In contrast to the month-on-month decrease in lending for home-owner house purchase, home-owner remortgage activity increased in January with a total of 28,000 remortgage loans advanced, up 10% in volume compared to December and up 16% compared to January 2013.
These loans totalled £4.2bn in value, an increase of 11% on December and up 31% compared to January 2013.
Gross buy-to-let advances in January totalled 15,700 loans, which was up 8% compared to December 2013 and up 37% compared to January 2013.
The value of these loans totalled £2.1bn, which was an increase of 11% compared to December and up 40% compared to January 2013.
Similarly, Buy-to-let loans for house purchase followed the same trend up 11% in January to 8,100 loans in total compared to December, and up 34% compared to January last year.
The loans totalled £900m in value, which again was up 7% compared to December and up 32% compared to January 2013.
In parallel to this, buy-to-let remortgage lending increased in January to 7,500 loans, which was up 6% compared to December and up 42% compared to January 2013.
These buy-to-let remortgages had a total value of £1.1bn, up 10% compared to December and a year-on-year increase of 55% compared to January 2013.
George Spencer, chief executive officer of Rentify, the nationwide lettings company, said: 'While residential lending was affected by a seasonal dip, with January a subdued month compared with December, this wasn't the case with the buy-to-let sector.
“Quite simply, buy-to-let goes from strength to strength. Both the number of loans for new purchase and remortgaging increased in January, as landlords took advantage of cheap mortgage rates and poor returns on savings to get into buy-to-let for the first time or expand their portfolios.

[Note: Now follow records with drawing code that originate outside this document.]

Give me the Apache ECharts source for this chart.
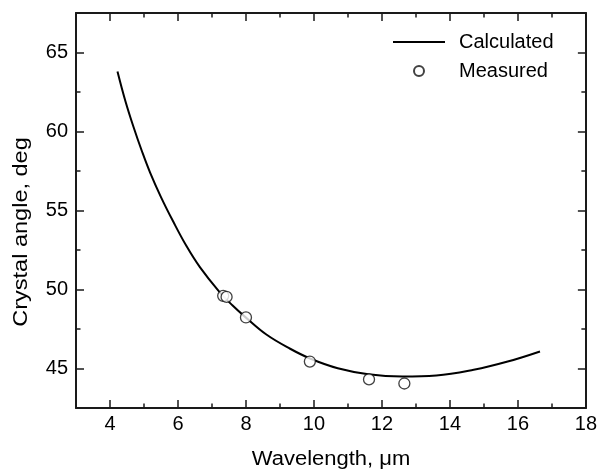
<!DOCTYPE html>
<html>
<head>
<meta charset="utf-8">
<script src="https://cdn.jsdelivr.net/npm/echarts@6/dist/echarts.min.js"></script>
<style>
html,body{margin:0;padding:0;background:#fff;}
#chart{width:600px;height:470px;}
</style>
</head>
<body>
<div id="chart"></div>
<script>
// ---- data ----
const calcX = [4.22, 4.45, 4.69, 4.94, 5.18, 5.5, 5.86, 6.25, 6.65, 7.2, 7.6, 8.0, 8.6, 9.3, 9.9, 10.7, 11.6, 12.6, 13.6, 14.7, 15.7, 16.65];
const calcY = [63.8, 61.95, 60.3, 58.75, 57.4, 55.85, 54.3, 52.75, 51.4, 49.9, 49.0, 48.22, 47.15, 46.25, 45.62, 45.02, 44.64, 44.5, 44.56, 44.92, 45.44, 46.08];
const measX = [7.33, 7.43, 8.0, 9.88, 11.62, 12.66];
const measY = [49.6, 49.53, 48.23, 45.44, 44.31, 44.05];
const xTickLabels = [4, 6, 8, 10, 12, 14, 16, 18];
const xMinorTicks = [5, 7, 9, 11, 13, 15, 17];
const yTickLabels = [45, 50, 55, 60, 65];
const yMinorTicks = [47.5, 52.5, 57.5, 62.5];
const seriesNames = ['Calculated', 'Measured'];
const xTitle = 'Wavelength, \u03bcm';
const yTitle = 'Crystal angle, deg';

// ---- chart ----
const FONT = 'Arial, "Liberation Sans", sans-serif';
const AXC = '#1a1a1a';
const X_MIN = 3, X_MAX = 18, Y_MIN = 42.5, Y_MAX = 67.5;

function xAx(position, ticks, len, showLine, labels) {
  return {
    type: 'value', position: position, min: X_MIN, max: X_MAX,
    axisLine: {show: showLine, onZero: false, lineStyle: {color: AXC, width: 2}},
    axisTick: {show: true, inside: true, length: len, customValues: ticks, lineStyle: {color: AXC, width: 1.5}},
    axisLabel: labels ? {show: true, customValues: labels, fontSize: 20, fontFamily: FONT, color: '#000', margin: 6} : {show: false},
    splitLine: {show: false}
  };
}
function yAx(position, ticks, len, showLine, labels) {
  return {
    type: 'value', position: position, min: Y_MIN, max: Y_MAX,
    axisLine: {show: showLine, onZero: false, lineStyle: {color: AXC, width: 2}},
    axisTick: {show: true, inside: true, length: len, customValues: ticks, lineStyle: {color: AXC, width: 1.5}},
    axisLabel: labels ? {show: true, customValues: labels, fontSize: 20, fontFamily: FONT, color: '#000', margin: 8} : {show: false},
    splitLine: {show: false}
  };
}

const chart = echarts.init(document.getElementById('chart'), null, {renderer: 'canvas'});
chart.setOption({
  animation: false,
  backgroundColor: '#fff',
  grid: {left: 76, right: 13, top: 13, bottom: 62, containLabel: false},
  xAxis: [
    xAx('bottom', xTickLabels, 8, true, xTickLabels),
    xAx('bottom', xMinorTicks, 4.5, false, null),
    xAx('top', xTickLabels, 8, true, null),
    xAx('top', xMinorTicks, 4.5, false, null)
  ],
  yAxis: [
    yAx('left', yTickLabels, 8, true, yTickLabels),
    yAx('left', yMinorTicks, 4.5, false, null),
    yAx('right', yTickLabels, 8, true, null),
    yAx('right', yMinorTicks, 4.5, false, null)
  ],
  legend: {
    orient: 'vertical', left: 393, top: 32, padding: 0, itemWidth: 52, itemHeight: 10, itemGap: 9,
    data: [
      {name: seriesNames[0], icon: 'path://M0 0 H52 V2 H0 Z', itemStyle: {color: '#000', borderWidth: 0}},
      {name: seriesNames[1], icon: 'circle'}
    ],
    textStyle: {fontSize: 20, fontFamily: FONT, color: '#000', padding: [0, 0, 0, 9]}
  },
  series: [
    {
      name: seriesNames[0], type: 'line', xAxisIndex: 0, yAxisIndex: 0,
      data: calcX.map((x, i) => [x, calcY[i]]),
      smooth: 0.4, symbol: 'none', showSymbol: false,
      lineStyle: {color: '#000', width: 2},
      itemStyle: {color: '#000'}, z: 2
    },
    {
      name: seriesNames[1], type: 'scatter', xAxisIndex: 0, yAxisIndex: 0,
      data: measX.map((x, i) => [x, measY[i]]),
      symbol: 'circle', symbolSize: 11,
      itemStyle: {color: '#fff', borderColor: '#111', borderWidth: 1.3}, z: 3
    }
  ],
  graphic: [
    {type: 'text', x: 331, y: 459, scaleX: 1.1, style: {text: xTitle, font: '20px ' + FONT, fill: '#000', align: 'center', verticalAlign: 'middle'}},
    {type: 'text', x: 21, y: 232, rotation: Math.PI / 2, scaleX: 1.12, style: {text: yTitle, font: '21px ' + FONT, fill: '#000', align: 'center', verticalAlign: 'middle'}}
  ]
});
</script>
</body>
</html>
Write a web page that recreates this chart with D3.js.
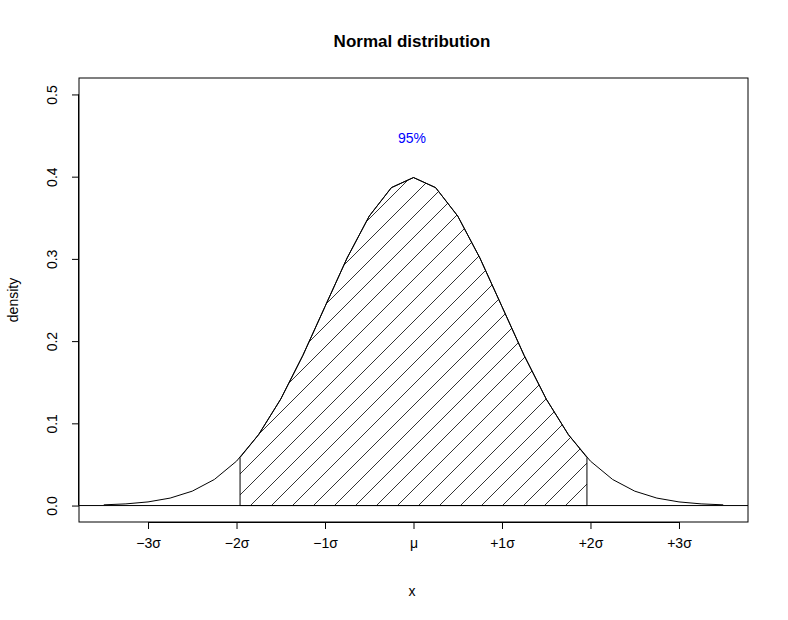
<!DOCTYPE html>
<html><head><meta charset="utf-8">
<script src="https://cdn.jsdelivr.net/npm/d3@7"></script>
<style>body{margin:0;background:#fff}text{font-family:"Liberation Sans",Arial,sans-serif}</style>
</head><body><svg id="c" width="788" height="620"></svg>
<script>
const xs = [-3.5,-3.25,-3,-2.75,-2.5,-2.25,-2,-1.75,-1.5,-1.25,-1,-0.75,-0.5,-0.25,0,0.25,0.5,0.75,1,1.25,1.5,1.75,2,2.25,2.5,2.75,3,3.25,3.5];
const dens = [0.00087,0.00203,0.00443,0.00909,0.01753,0.03174,0.05399,0.08628,0.12952,0.18265,0.24197,0.30114,0.35207,0.38667,0.39894,0.38667,0.35207,0.30114,0.24197,0.18265,0.12952,0.08628,0.05399,0.03174,0.01753,0.00909,0.00443,0.00203,0.00087];
const critX = 1.96, critY = 0.05845;
const xTicks = [-3,-2,-1,0,1,2,3];
const xTickLabels = ["\u22123\u03c3","\u22122\u03c3","\u22121\u03c3","\u03bc","+1\u03c3","+2\u03c3","+3\u03c3"];
const yTicks = [0,0.1,0.2,0.3,0.4,0.5];
const svg = d3.select("#c");
const L=79,R=748,T=78,B=522;
const x = d3.scaleLinear().domain([-3.78,3.78]).range([L,R]);
const y = d3.scaleLinear().domain([-0.02,0.52]).range([B,T]);
const pts = xs.map((v,i)=>[v,dens[i]]);
const shade = [[-critX,0],[-critX,critY],...pts.filter(p=>Math.abs(p[0])<critX),[critX,critY],[critX,0]];
const defs = svg.append("defs");
const pat = defs.append("pattern").attr("id","h").attr("patternUnits","userSpaceOnUse").attr("width",21).attr("height",21);
pat.append("path").attr("d","M0,21L21,0M-5,5L5,-5M16,26L26,16").attr("stroke","#000").attr("stroke-width",0.8);
const line = d3.line().x(d=>x(d[0])).y(d=>y(d[1]));
svg.append("path").attr("d",line(shade)+"Z").attr("fill","url(#h)").attr("stroke","#000").attr("stroke-width",1);
svg.append("path").attr("d",line(pts)).attr("fill","none").attr("stroke","#000").attr("stroke-width",1);
svg.append("line").attr("x1",L).attr("x2",R).attr("y1",y(0)).attr("y2",y(0)).attr("stroke","#000");
svg.append("rect").attr("x",L).attr("y",T).attr("width",R-L).attr("height",B-T).attr("fill","none").attr("stroke","#000");
const xa = svg.append("g").attr("transform",`translate(0,${B})`).call(d3.axisBottom(x).tickValues(xTicks).tickFormat((d,i)=>xTickLabels[i]).tickSizeOuter(0).tickSize(7).tickPadding(9));
xa.select(".domain").attr("d",`M${x(-3)},0.5H${x(3)}`);
const ya = svg.append("g").attr("transform",`translate(${L},0)`).call(d3.axisLeft(y).tickValues(yTicks).tickFormat(d3.format(".1f")).tickSizeOuter(0).tickSize(7));
ya.select(".domain").attr("d",`M-0.5,${y(0)}V${y(0.5)}`);
ya.selectAll(".tick text").attr("transform","rotate(-90)").attr("x",0).attr("y",-22).attr("dy",0).style("text-anchor","middle");
svg.selectAll(".tick text").style("font-size","14px").style("font-family","Liberation Sans, Arial, sans-serif").attr("fill","#000");
svg.append("text").attr("x",412).attr("y",143).attr("text-anchor","middle").attr("fill","#0000ff").style("font-size","14px").text("95%");
svg.append("text").attr("x",412).attr("y",47).attr("text-anchor","middle").attr("font-weight","bold").style("font-size","17px").text("Normal distribution");
svg.append("text").attr("x",412).attr("y",596).attr("text-anchor","middle").style("font-size","14px").text("x");
svg.append("text").attr("transform","translate(18,300) rotate(-90)").attr("text-anchor","middle").style("font-size","14px").text("density");
</script></body></html>
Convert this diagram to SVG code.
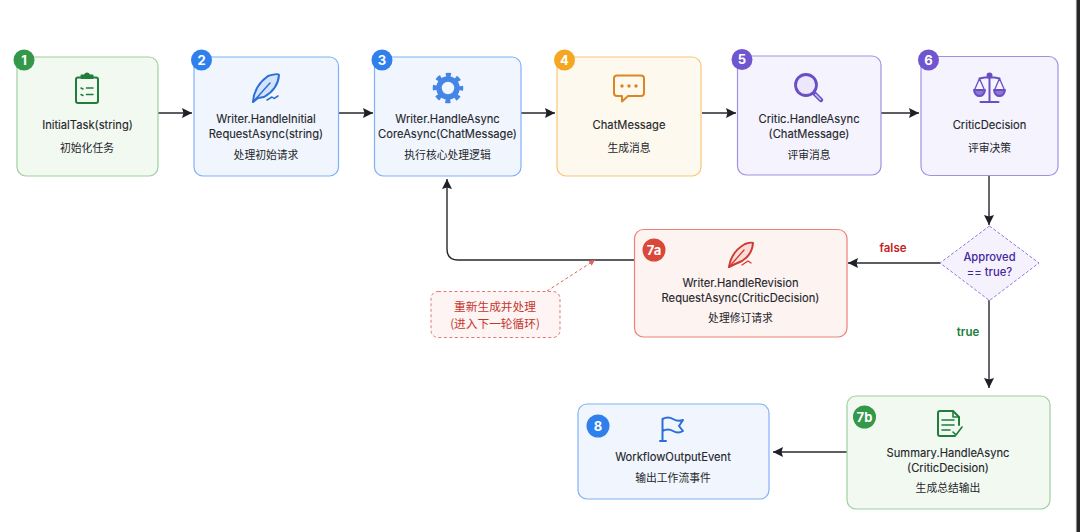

“Fears of an interest rate rise at some point are persuading many landlords to move off cheap reversion rates onto low fixed rates, helping them with budgeting.
“Buy-to-let is an increasingly attractive investment proposition, with several lenders improving their pricing recently.”
Paul Smee, director general of the CML, added: "January is always a subdued month in the mortgage market but the underlying trend and strong year-on-year growth across all borrower groups indicates a strong start to 2014 continuing the sort of lending levels seen throughout 2013.
“Lending to first-time buyers and home movers has continued its upward trend and this, coupled with the growth in remortgage and buy-to-let activity, would suggest that all parts of the market are open for business."